Divisions exist between peoples in any society. This is a given. But this is not something at which we should just shrug our shoulders and experience as a passive observer. As human beings sharing the planet with 6.92 billion others, we have an obligation to be interested in these divisions which translate into social injustices for so many people. By developing a genuine understanding of the complexities of oppression and injustice, we can best work towards changing things for the better. The first step, however, is opening ourselves and our mind up to different perspectives and possibilities.
Refugees across the world are the casualties of human division. While diverse in culture, religion and political belief, they are united by the common experience of fleeing from their home countries due to a well founded fear of persecution.
According to the 1951 Convention relating to the Status of Refugees, a refugee is:
‘Any person who owing to a well founded fear of being persecuted for reasons of race, religion, nationality, membership of a particular social group or political opinion, is outside the country of his/her nationality and is unable, or owing to such fear, is unwilling to avail himself/herself of the protection of that country’.
The oppression these individuals experience within their countries of origin is considerable or ‘life-threatening’, to put it plainly. But how much do we really know about what happens next? The systemic oppression and disadvantage that plagues many even after escaping to ‘safety’? And what do we know about how the actions/attitudes of our governments, policies, citizens and even culture influence the everyday lives of individuals and whole communities? Specifically in the case of Japan, how has this country, as the 3rd largest economy in the world, managed to remain with only marginal internal responsibility in comparison to the rest of the developed world? The number of refugees is only increasing.

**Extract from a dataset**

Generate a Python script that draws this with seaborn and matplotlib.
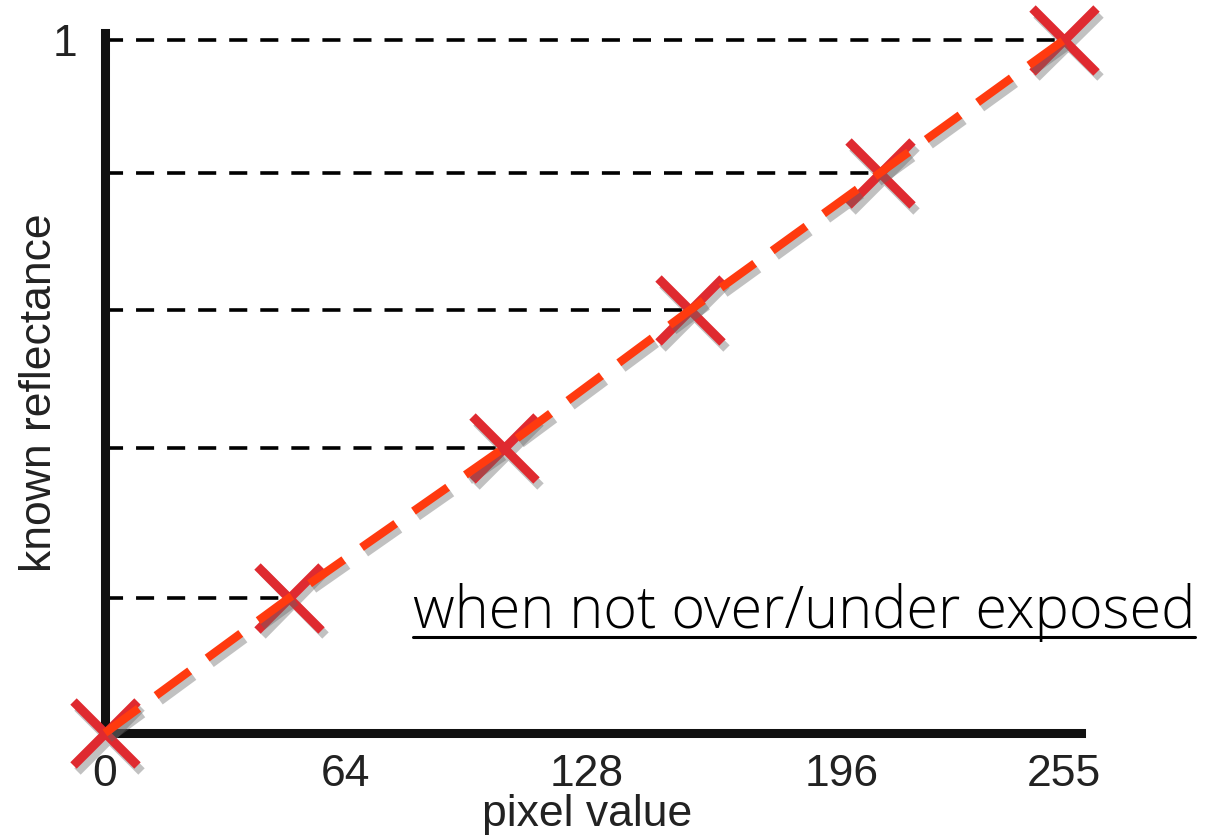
import matplotlib
matplotlib.use("Agg")
import matplotlib.pyplot as plt
import matplotlib.patheffects as pe
from matplotlib.lines import Line2D
import seaborn as sns

# values
pixel_value = [0, 49, 106, 155.5, 206, 255]
reflectance = [0, 0.195, 0.411, 0.61, 0.808, 1.0]
x_ticks = [0, 64, 128, 196, 255]
x_tick_labels = ["0", "64", "128", "196", "255"]
y_ticks = [1]
y_tick_labels = ["1"]
note = "when not over/under exposed"

sns.set_style("white")
plt.rcParams["font.family"] = ["Liberation Sans", "DejaVu Sans"]

fig = plt.figure(figsize=(12.09, 8.35), dpi=100)
ax = fig.add_axes([105 / 1209, 1 - 733 / 835, (1081 - 105) / 1209, (733 - 33) / 835])

shadow = [pe.SimpleLineShadow(offset=(3, -4), shadow_color="0.4", alpha=0.4), pe.Normal()]

# guide lines from the y axis to each point
ax.hlines(reflectance[1:], 0, pixel_value[1:], colors="black", lw=2.6,
          linestyles=(0, (5, 3.6)), zorder=2)

# crosses
ax.plot(pixel_value, reflectance, linestyle="none", marker="x", ms=46, mew=6.5,
        color="#df2a30", zorder=3, clip_on=False, path_effects=shadow)

# dashed fit line
sns.lineplot(x=pixel_value, y=reflectance, ax=ax, color="#ff3a0f", lw=6,
             linestyle=(0, (5, 2.6)), zorder=4, clip_on=False,
             path_effects=shadow)

ax.set_xlim(0, 259.5)
ax.set_ylim(0, 1.01)
ax.set_xticks(x_ticks)
ax.set_xticklabels(x_tick_labels)
ax.set_yticks(y_ticks)
ax.set_yticklabels(y_tick_labels)
ax.tick_params(axis="both", length=0, labelsize=32, colors="#222222")
ax.tick_params(axis="x", pad=15)
ax.tick_params(axis="y", pad=20)

sns.despine(ax=ax)
for side in ["left", "bottom"]:
    ax.spines[side].set_linewidth(6.5)
    ax.spines[side].set_color("#111111")
    ax.spines[side].set_capstyle("projecting")
ax.patch.set_alpha(0)

fig.text(587 / 1209, 1 - 826 / 835, "pixel value", ha="center", va="baseline",
         fontsize=32, color="#222222")
fig.text(40 / 1209, 1 - 393 / 835, "known reflectance", ha="center", va="center",
         rotation=90, fontsize=32, color="#222222")

t = fig.text(413 / 1209, 1 - 628 / 835, note, ha="left", va="baseline",
             fontsize=41.5, color="black", family=["Open Sans", "DejaVu Sans"])
t.set_fontweight("light")

fig.canvas.draw()
bb = t.get_window_extent()
W, H = fig.bbox.width, fig.bbox.height
fig.add_artist(Line2D([bb.x0 / W, bb.x1 / W], [1 - 637 / 835] * 2, transform=fig.transFigure,
                      color="black", lw=2.2))

fig.savefig("out.png", dpi=100)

At latest count, 15.4 million refugees and a further 27.5 million internally displaced people?
At present, in many countries such as Australia, France and Sweden it is hard to turn on the TV without seeing the latest refugee-related controversy underlined by political motivations and often just plain racism. Despite the constant hysterical media reports and political spin, at least there is dialogue. The issue is on people’s minds and is a topic of conversation.
Refugees are the hidden victims of Japan’s largely homogeneous society. Quiz any Japanese person on the circumstances of refugees in Japan and most will tell you they simply don’t exist. Many however, are interested to know more. They willingly declare shame at their ignorance. No dialogue exists.
So how have the voices of refugees in Japan continued to be so silenced? Where is the dialogue? What supports are in place to ensure their safety and well-being and what’s missing? As a signatory to the 1951 Convention relating to the Status of Refugees these are questions both the international community and the Japanese public should be asking.
This site will examine these questions. It will highlight and promote greater understanding of refugees in Japan. By encouraging international conversation, perhaps the plight of refugees will begin to feature more significantly on Japan’s national conscience.
This is a drop in the ocean, but nonetheless an attempt to ultimately make a positive change in the lives of refugees here and across the globe.